Vodblob points at the left circle The base idea is that you work with functions that take one (or more) argument, give a value back, and do nothing else. We call those pure functions, and for our explanation, they are all inside that left circle. A real life example for this would be your water heater in the office: you put in a liter of cold water, wait a bit, and get a liter of boiling water to pour into your tea cup. Always the same process. Unless the power is out - then you get nothing. But that applies to programming, too!

But the problem with that approach is that when you only have pure functions, you get a program that takes an input and produces an output and some hot air - and nothing else. Usually you need more than that, because usually, you want that program to interact with you or with some changing data.

It points at the right circle For that, we have impure functions. Those do more than the pure ones discussed above: they might give you a different result each time, and they might even change the program state, display something on your screen, or other things in the program's environment, like updating file contents! A bit like eating chips: each time you reach into the bag, you get out a slightly different chip, you modify the bag's state, and at some point you might even reach in and find - nothing!

As you've seen, I drew two distinct, separate circles to represent these groups, and for good reason. We want to keep those two categories separate unless interaction is absolutely necessary, because it is much easier to reason about, test, and debug pure functions and chained-together pure functions.

Vodblob takes a sip of tea out of its cup and pauses for a few seconds. It then takes the chalk pen again and draws a circle that encompasses both other circles.
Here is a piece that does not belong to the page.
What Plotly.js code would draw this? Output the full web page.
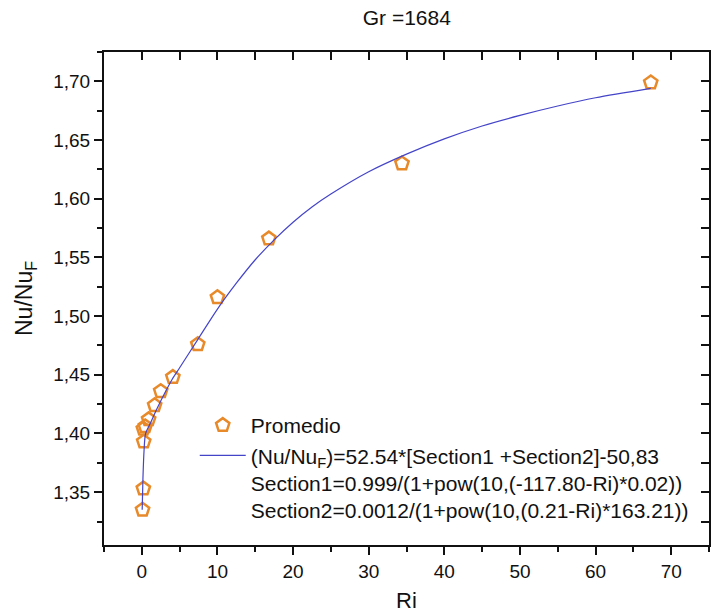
<!DOCTYPE html>
<html>
<head>
<meta charset="utf-8">
<script src="https://cdn.plot.ly/plotly-3.0.1.min.js"></script>
<style>body{margin:0;padding:0;background:#fff;}#chart{width:720px;height:616px;}</style>
</head>
<body>
<div id="chart"></div>
<script>
// Measured points (Promedio)
const riData = [67.3, 34.4, 16.8, 10.0, 7.4, 4.1, 2.5, 1.7, 0.9, 0.45, 0.2, 0.25, 0.2, 0.1];
const nuData = [1.699, 1.630, 1.566, 1.516, 1.476, 1.448, 1.436, 1.424, 1.412, 1.406, 1.404, 1.393, 1.353, 1.335];

// Fitted curve
const riFit = [0.05, 0.15, 0.3, 0.5, 1.0, 1.5, 2, 3, 4, 5, 7.5, 10, 12.5, 15, 17.5, 20, 22.5, 25, 30, 35, 40, 45, 50, 55, 60, 67.3];
const nuFit = [1.335, 1.362, 1.386, 1.400, 1.407, 1.414, 1.421, 1.434, 1.446, 1.456, 1.481, 1.506, 1.528, 1.548, 1.565, 1.580, 1.593, 1.604, 1.623, 1.638, 1.651, 1.662, 1.671, 1.679, 1.686, 1.694];

const titleText = 'Gr =1684';
const xTitle = 'Ri';
const yTitle = 'Nu/Nu<sub>F</sub>';
const name1 = 'Promedio';
const name2 = '(Nu/Nu<sub>F</sub>)=52.54*[Section1 +Section2]-50,83<br>Section1=0.999/(1+pow(10,(-117.80-Ri)*0.02))<br>Section2=0.0012/(1+pow(10,(0.21-Ri)*163.21))';

const xRange = [-5, 75];
const yRange = [1.305, 1.725];

const fam = 'Liberation Sans, Arial, sans-serif';
const ink = '#111';

const traces = [
  {
    x: riData, y: nuData, name: name1, type: 'scatter', mode: 'markers',
    marker: {symbol: 'pentagon-open', size: 14, color: '#E8892A', line: {width: 2.5, color: '#E8892A'}}
  },
  {
    x: riFit, y: nuFit, name: name2, type: 'scatter', mode: 'lines',
    line: {color: '#4444C8', width: 1.2, shape: 'spline', smoothing: 0.8}
  },
  // invisible helper for inner-tick top/right axes
  {x: xRange, y: yRange, xaxis: 'x2', yaxis: 'y2', mode: 'markers', marker: {opacity: 0}, showlegend: false, hoverinfo: 'skip'}
];

const layout = {
  width: 720, height: 616,
  margin: {l: 104, r: 11, t: 52, b: 71},
  paper_bgcolor: '#fff', plot_bgcolor: '#fff',
  separators: ',.',
  font: {family: fam, size: 19, color: ink},
  title: {text: titleText, font: {family: fam, size: 21, color: ink}, x: 0.565, xanchor: 'center', y: 0.972, yanchor: 'middle'},
  showlegend: true,
  legend: {
    x: 0.150, y: 0.284, xanchor: 'left', yanchor: 'top',
    bgcolor: 'rgba(0,0,0,0)', borderwidth: 0, valign: 'top',
    itemwidth: 46,
    font: {family: fam, size: 21, color: ink},
    tracegroupgap: 0
  },
  xaxis: {
    range: xRange, showgrid: false, zeroline: false,
    showline: true, linecolor: ink, linewidth: 2,
    ticks: 'outside', ticklen: 8, tickwidth: 2, tickcolor: ink,
    dtick: 10, tick0: 0,
    minor: {dtick: 5, ticks: 'outside', ticklen: 5, tickwidth: 2, tickcolor: ink, showgrid: false},
    tickfont: {family: fam, size: 19, color: ink},
    title: {text: xTitle, font: {family: fam, size: 22, color: ink}, standoff: 12}
  },
  yaxis: {
    range: yRange, showgrid: false, zeroline: false,
    showline: true, linecolor: ink, linewidth: 2,
    ticks: 'outside', ticklen: 8, tickwidth: 2, tickcolor: ink,
    dtick: 0.05, tick0: 1.35, tickformat: '.2f',
    minor: {dtick: 0.025, ticks: 'outside', ticklen: 5, tickwidth: 2, tickcolor: ink, showgrid: false},
    tickfont: {family: fam, size: 19, color: ink},
    title: {text: yTitle, font: {family: fam, size: 23, color: ink}, standoff: 14}
  },
  xaxis2: {
    range: xRange, overlaying: 'x', side: 'top', anchor: 'y2',
    showgrid: false, zeroline: false, showline: true, linecolor: ink, linewidth: 2,
    ticks: 'inside', ticklen: 8, tickwidth: 2, tickcolor: ink, dtick: 5, tick0: 0,
    showticklabels: false
  },
  yaxis2: {
    range: yRange, overlaying: 'y', side: 'right', anchor: 'x2',
    showgrid: false, zeroline: false, showline: true, linecolor: ink, linewidth: 2,
    ticks: 'inside', ticklen: 8, tickwidth: 2, tickcolor: ink, dtick: 0.025, tick0: 1.35,
    showticklabels: false
  }
};

Plotly.newPlot('chart', traces, layout, {displayModeBar: false, staticPlot: true});
</script>
</body>
</html>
Lastly, functional programming is data centric. Your program state tends to be just data structures - things like numbers, text strings, lists, and key-value maps -, and you use your vast collection of functions to extract, modify, and change the state, and make decisions based on these structures. This is the common denominator between the pure and impure functions, and their way of communicating. It is the background noise of the little universe the pure and impure bubbles live in.

Functions themselves can be data, too - you can store functions inside these data structures, and pass them as arguments to other functions (which then become higher-order functions). This last part is what allows you to do elegant data manipulation by simply combining functions you already have, and have them be applied to all kinds of data. This is very powerful!

## Recap

Vodblob harrumphs, thinks for a few seconds, and continues.

Alright. I think this is it for today. It might be, purely looking at the number of words, a short lesson, but it is a lot of stuff to digest. To recap:

• Pure Function: A function that, given `X`, always returns `Y` and does nothing else. Example: 2+2=4.
• Impure Function: A function that, given `X`, might give changing results and changes the program state or the environment. Example: display text, write file, increase counter.
• Data Structure: The way data is kept in memory. This could be text, numbers, lists, key-value-maps, ...
• Program State / Environment: The former is mutable data inside your program, the latter is everything from stuff in databases you program can access to what's shown on screen.
• Data centric: your program state is just data structures, and your program uses that data to make decisions and alter said data.
• Higher-order functions: Functions that take other functions as argument to operate on data.

## What now?

You might not have 100% understood a few things, but that is fine. You got a first insight, some food for thought, and the rest will come naturally as we progress.

Next time, we will look at a functional programming language and start writing simple code. Until then, your homework is to look at the recap and let your mind run wild. What can you imagine doing with the possibilities listed above? What data structures can you imagine existing? Be creative! It doesn't have to be realistic, after all you don't know yet what the languages actually work like.

Vodblob wipes his slate clean, packs his backpack, and shakes your hand.

Oh to be a blank slate again, to learn it all again with fresh eyes... Well, in any case, we'll hopefully see each other again soon!